Raiju rubbed at its face with its forepaw in a gesture almost human, then shook itself and stood up again, towering at least forty stories over the sticklike remnants of the rowhouses and establishments it was crushing into debris. It let out an earth-rattling roar I was certain could be heard as far south as the Long Island Sound.

I was sweating from pain and electric with fear, but I was too numbed by the sight of the battle before me to even react.

Raiju lunged forward, clacking its massive, catlike jaws at its opponent in warning. The black, froglike beast hissed tonguelessly and retreated another step, its fishlike tail flapping angrily against the flattened remnants of the buildings, suddenly unsure of the situation. Despite the first monster’s massive scaly bulk, Raiju was at least twice its size. I doubted it could endure another go-round at this point and not be ripped to shreds.

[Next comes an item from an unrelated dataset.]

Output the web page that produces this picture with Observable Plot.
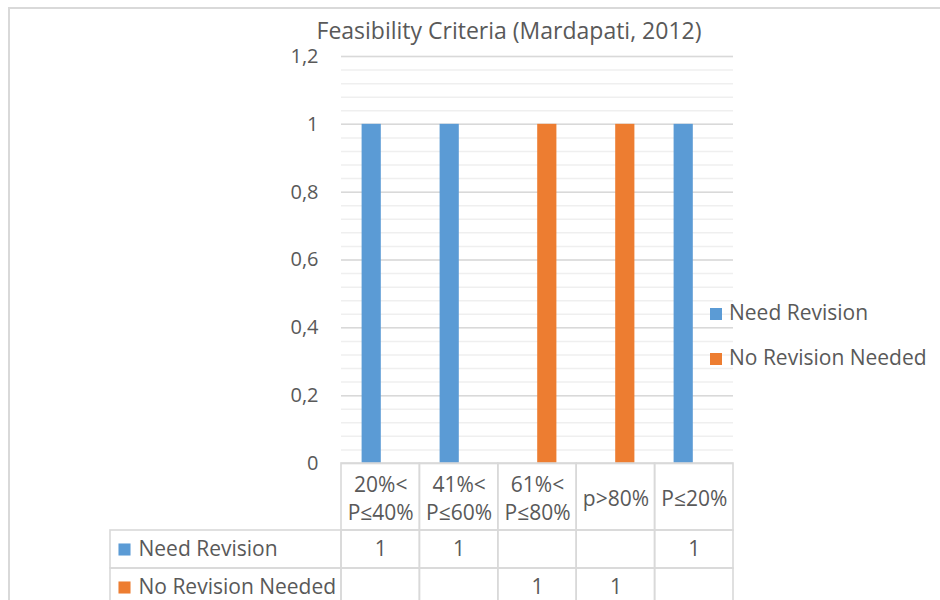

I smiled despite myself and the horror of the situation.
No mercy
, I thought to Raiju.
Take it apart!

The great silky
ears on the catlike head twitched as if it was listening to my thoughts. The flaming hair on the back of Raiju’s neck stood on end like quills, as dangerous looking as the crown of horns on its head that corkscrewed in every direction. It roared at its opponent, the sound so ear-splittingly loud that every window within a thousand yards exploded like a bomb going off.

Raiju leaped, coming down on the retreating monster’s muscular fish tail flexing wildly from side to side. Raiju ripped into it, tearing long flaming gouges through scales and skin and flesh. The first monster screamed in pain and tried to leap away, but Raiju had it now and it would not release its prey, raking its claws through the flesh so fiercely that scales flew hundreds of feet into the air to land like burning dervishes all over the street.

The beast let out a rattling death cry as Raiju worked at reducing it to soft black sludge one swipe of a claw at a time. Soon all that remained was a quivering black soup undulating in the middle of the street. The black slime that had once been a kaiju flowed away from Raiju, darting for every grate, open manhole and crack in the street. I jumped back as the slime washed by, singeing the toes of my boots as it retreated into the sewer grate in the curb in front of me. The septic smell of it was enough to make me want to gag in the street.

I thought it would all end there. But bereft of its adversary, Raiju turned its flaming blue eyes on me, belching out rotten-egg-stinking smoke from its flaring nostrils. There was nothing of life or light in those brilliant blue eyes. It looked at me. It listened to me. But it did not love me. It did not even
like
me. I was less than an insect to it. A bacterium. It had lived a million lifetimes before me and it would live a million more after I was gone. It was a god, after all. It glared at me, challenging me with these thoughts.